Stored data.
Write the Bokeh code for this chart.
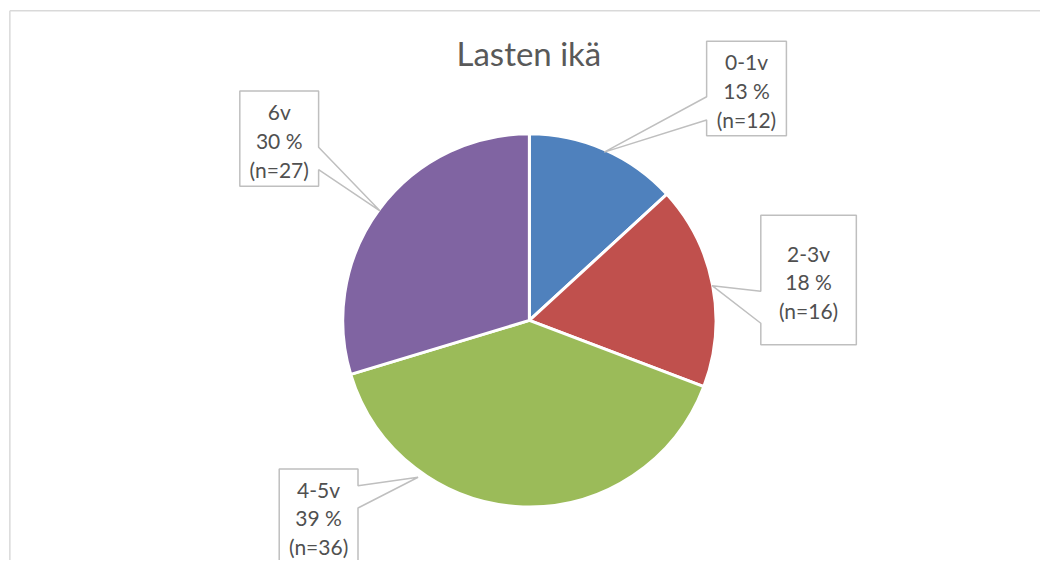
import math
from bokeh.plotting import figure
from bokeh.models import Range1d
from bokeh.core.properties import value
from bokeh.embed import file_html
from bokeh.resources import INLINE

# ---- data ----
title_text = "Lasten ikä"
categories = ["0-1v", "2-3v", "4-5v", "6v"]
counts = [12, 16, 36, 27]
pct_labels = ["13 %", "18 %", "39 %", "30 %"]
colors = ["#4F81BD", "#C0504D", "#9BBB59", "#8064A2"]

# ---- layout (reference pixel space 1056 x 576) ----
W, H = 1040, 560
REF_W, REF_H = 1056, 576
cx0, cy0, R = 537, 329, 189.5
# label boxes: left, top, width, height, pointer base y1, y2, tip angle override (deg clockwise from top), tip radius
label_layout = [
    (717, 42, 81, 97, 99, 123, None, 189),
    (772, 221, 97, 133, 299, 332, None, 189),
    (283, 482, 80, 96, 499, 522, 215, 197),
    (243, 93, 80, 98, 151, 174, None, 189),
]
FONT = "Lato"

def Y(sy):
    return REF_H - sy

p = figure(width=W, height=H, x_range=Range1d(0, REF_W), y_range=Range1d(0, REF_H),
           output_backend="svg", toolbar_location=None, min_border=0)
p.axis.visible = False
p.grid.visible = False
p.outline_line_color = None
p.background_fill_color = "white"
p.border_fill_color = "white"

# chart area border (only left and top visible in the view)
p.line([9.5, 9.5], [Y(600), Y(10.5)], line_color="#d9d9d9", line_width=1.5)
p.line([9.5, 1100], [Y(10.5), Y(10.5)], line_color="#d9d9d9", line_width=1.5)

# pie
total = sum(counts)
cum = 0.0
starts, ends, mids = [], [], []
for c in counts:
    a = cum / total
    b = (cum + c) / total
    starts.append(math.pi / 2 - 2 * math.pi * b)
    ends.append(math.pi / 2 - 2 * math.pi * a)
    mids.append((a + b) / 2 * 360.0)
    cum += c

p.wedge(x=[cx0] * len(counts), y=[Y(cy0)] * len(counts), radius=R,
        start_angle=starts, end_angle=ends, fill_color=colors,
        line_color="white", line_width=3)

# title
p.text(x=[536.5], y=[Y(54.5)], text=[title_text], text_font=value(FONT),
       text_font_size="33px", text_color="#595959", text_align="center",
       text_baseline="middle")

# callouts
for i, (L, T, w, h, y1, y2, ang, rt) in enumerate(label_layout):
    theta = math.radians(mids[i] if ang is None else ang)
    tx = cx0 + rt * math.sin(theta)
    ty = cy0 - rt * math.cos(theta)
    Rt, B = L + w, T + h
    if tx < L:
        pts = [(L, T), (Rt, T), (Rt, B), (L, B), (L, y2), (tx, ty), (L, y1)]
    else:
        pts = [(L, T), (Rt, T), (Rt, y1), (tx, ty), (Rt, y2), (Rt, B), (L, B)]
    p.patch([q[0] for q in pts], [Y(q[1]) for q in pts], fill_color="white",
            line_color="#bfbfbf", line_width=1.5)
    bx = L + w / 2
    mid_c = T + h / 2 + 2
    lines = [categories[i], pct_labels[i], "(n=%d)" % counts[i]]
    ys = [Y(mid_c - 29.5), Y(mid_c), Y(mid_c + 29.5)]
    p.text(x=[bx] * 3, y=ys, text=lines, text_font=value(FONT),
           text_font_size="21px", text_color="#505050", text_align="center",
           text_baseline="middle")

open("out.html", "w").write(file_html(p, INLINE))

Problem to work on.
Lines containing the string "chart" are to be selected and copied.

In response.
Write the Bokeh code for this chart.
# chart area border (only left and top visible in the view)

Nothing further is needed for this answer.